On Thu, Sep 16, 2021 at 12:41:20PM +0200, Richard Biener wrote:
> On Thu, 16 Sep 2021, Jakub Jelinek wrote:
> 
> > On Thu, Sep 16, 2021 at 11:48:49AM +0200, Richard Biener via Gcc-patches 
> > wrote:
> > > 2021-09-16  Richard Biener  <rguent...@suse.de>
> > > 
> > >   PR middle-end/102360
> > >   * internal-fn.c (expand_DEFERRED_INIT): Make pattern-init
> > >   of non-memory more robust.
> > > 
> > >   * g++.dg/pr102360.C: New testcase.
> > > +   if (can_native_interpret_type_p (var_type))

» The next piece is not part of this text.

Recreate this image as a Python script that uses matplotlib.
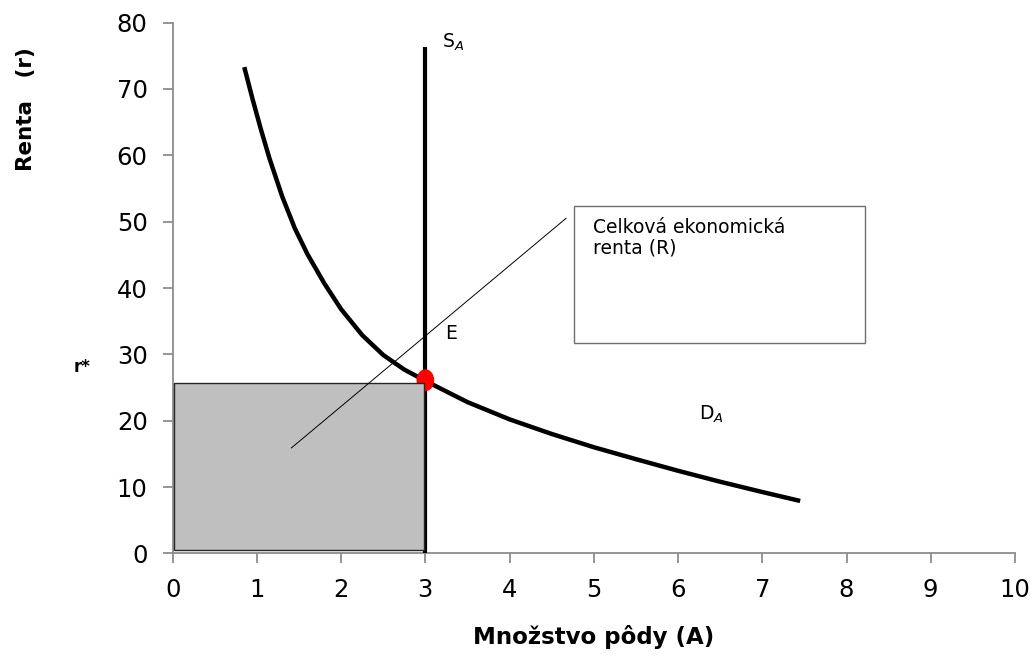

> > > +     init = native_interpret_expr (var_type, buf, total_bytes);
> > > +   else
> > > +     {
> > > +       tree itype = build_nonstandard_integer_type (total_bytes * 8, 1);
> > 
> > Shouldn't that 8 be BITS_PER_UNIT ?
> > I know we have tons of problems with BITS_PER_UNIT is not 8, but adding
> > further ones is unnecessary.
> 
> Well, a byte is 8 bits and we do
> 
>       unsigned HOST_WIDE_INT total_bytes
>         = tree_to_uhwi (TYPE_SIZE_UNIT (var_type));
> 
>       if (init_type == AUTO_INIT_PATTERN)
>         {
>           unsigned char *buf = (unsigned char *) xmalloc (total_bytes);
>           memset (buf, INIT_PATTERN_VALUE, total_bytes);
> 
> and thus mix host and target here.  I suppose it should be instead
> 
>    unsigned HOST_WIDE_INT total_bytes
>      = tree_to_uhwi (TYPE_SIZE (var_type)) / (BITS_PER_UNIT / 8);
> 
> or so...  in this light * 8 for the build_nonstandard_integer_type
> use is correct, no?  If total_bytes is really _bytes_.

Typically for the native_interpret/native_encode we punt if
BITS_PER_UNIT != 8 || CHAR_BIT != 8 because nobody had the energy
to deal with the weird platforms (especially if we have currently
none, I believe dsp16xx that had 16-bit bytes had been removed in 4.0
and c4x that had 32-bit bytes had been removed in 4.3)
- dunno if the DEFERRED_INIT etc. code has those guards or not
and it clearly documents that this code is not ready for other
configurations.
A byte is not necessarily 8 bits, that is just the most common
size for it, and TYPE_SIZE_UNIT is number of BITS_PER_UNIT bit units.